BELLVILLE — A shiny, sleek black vehicle has the hearts of several people in this area.
The fetching little number is an AJS 18 CS, a “competition scrambler” motorcycle, according to its owner Loren Thompson.
The bike graced the sidewalks of downtown Bellville last week, when Thompson and his wife Susan brought it with them to visit with friends at V & M Restaurant on Main Street.
The bike received friendly greetings from Bellville stalwart Fritz Ackerman, plus others who got to take a gander at the bike.
Ackerman said he wanted the bike “the first time I saw it.” Ackerman is an area locksmith and sometime columnist.
The irony regarding the bike is that is was originally owned by Thompson’s brother, Stan, who passed away in the 1990s.
Loren Thompson said he saw this bike at an auction, and when pieces began to fall together, he knew it had been owned by his brother.
The AJS has been restored, so Thompson hasn’t recently ridden it.
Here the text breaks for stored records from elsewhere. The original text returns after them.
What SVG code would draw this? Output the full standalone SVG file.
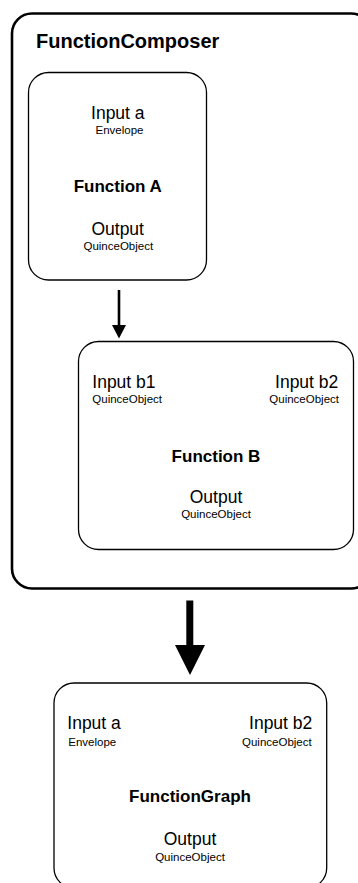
<svg xmlns="http://www.w3.org/2000/svg" width="358" height="883" viewBox="0 0 358 883">
<style>
text { font-family: "Liberation Sans", Arial, Helvetica, sans-serif; fill: #000; }
.title { font-size: 20px; font-weight: bold; }
.name { font-size: 17px; font-weight: bold; }
.port { font-size: 17.5px; }
.type { font-size: 11.5px; }
.mid { text-anchor: middle; }
.end { text-anchor: end; }
.box { fill: #fff; stroke: #000; stroke-width: 1.3; }
.outer { fill: #fff; stroke: #000; stroke-width: 2.6; }
</style>
<rect width="358" height="883" fill="#fff"/>
<g id="FunctionComposer">
  <rect class="outer" x="12" y="13.5" width="359" height="575" rx="20"/>
  <text class="title" x="36" y="48">FunctionComposer</text>
</g>
<g id="FunctionA">
  <rect class="box" x="28.5" y="72.5" width="178" height="207.5" rx="20"/>
  <text class="port mid" x="117.8" y="119">Input a</text>
  <text class="type mid" x="119.5" y="134.3">Envelope</text>
  <text class="name mid" x="117.8" y="191.7">Function A</text>
  <text class="port mid" x="117.7" y="235">Output</text>
  <text class="type mid" x="118.3" y="250">QuinceObject</text>
</g>
<g id="FunctionB">
  <rect class="box" x="78.5" y="341.5" width="275" height="208" rx="20"/>
  <text class="port" x="92.3" y="387.7">Input b1</text>
  <text class="type" x="92.3" y="403.3">QuinceObject</text>
  <text class="port end" x="338.3" y="387.7">Input b2</text>
  <text class="type end" x="339" y="403.3">QuinceObject</text>
  <text class="name mid" x="216" y="461.7">Function B</text>
  <text class="port mid" x="216" y="502.7">Output</text>
  <text class="type mid" x="216" y="518.3">QuinceObject</text>
</g>
<g id="FunctionGraph">
  <rect class="box" x="54" y="683" width="272.7" height="205" rx="20"/>
  <text class="port" x="67.3" y="729.3">Input a</text>
  <text class="type" x="68.3" y="745.7">Envelope</text>
  <text class="port end" x="312.3" y="729.3">Input b2</text>
  <text class="type end" x="311.7" y="745.7">QuinceObject</text>
  <text class="name mid" x="190" y="802.3">FunctionGraph</text>
  <text class="port mid" x="190" y="845">Output</text>
  <text class="type mid" x="190" y="861">QuinceObject</text>
</g>
<g id="connectors">
  <line x1="119" y1="290" x2="119" y2="326" stroke="#000" stroke-width="2.6"/>
  <polygon points="112,325 126,325 119,338.5" fill="#000"/>
  <line x1="189.8" y1="600.5" x2="189.8" y2="646" stroke="#000" stroke-width="7"/>
  <polygon points="175,645 205,645 190,675" fill="#000"/>
</g>
</svg>
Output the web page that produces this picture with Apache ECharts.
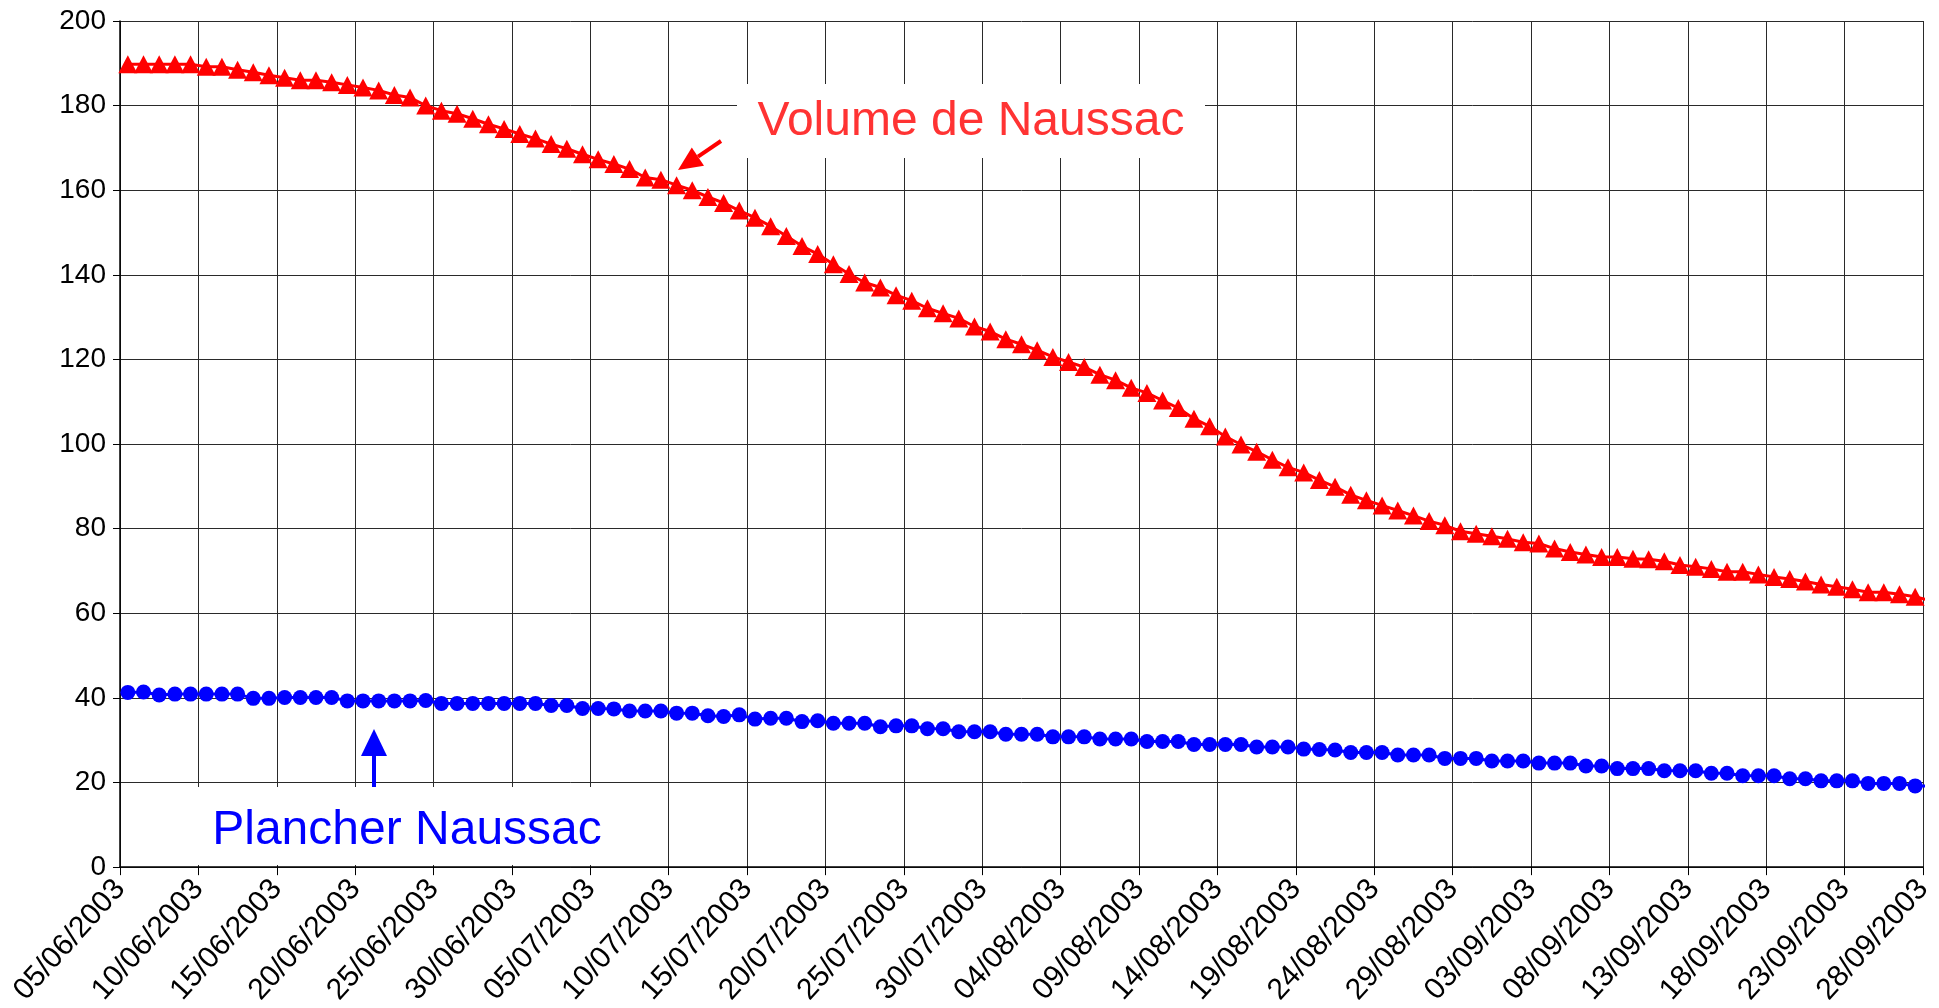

It takes regular gasoline, but prefers a higher octane grade, Thompson said. When it runs it makes a “thump, thump, thump.”
The AJS is a British bike, similar to a Matchless. These kinds are well known in the motorcycle community Thompson took his AJS to a car show and to a swap meet. He got the best English bike in the show award, and received a trophy. He said his trophy was so huge he and his wife had to rearrange the back part of their trailer, which they had outfitted with bedding they were using for their weekend travels.
The trophy, about six feet tall, had to recline in the trailer on the back of their truck.
Thompson said his bike will “never be sold.” If a person wanted to buy such a bike, probable cost could probably be found on the internet. Thompson said he thinks his bike is probably worth $15,000.
The bike was painted by Wes Dingus, at F & W Repair here in town.
The golden stripes decoration was done by Craig Costel.
The motorcycle has a shiny black finish and handsome black seat. It is in such spectacular condition that it was a head turner for several people in the downtown area.
Thompson said it is a bike that deserves the respect it is getting, and for now is a “trailer queen.”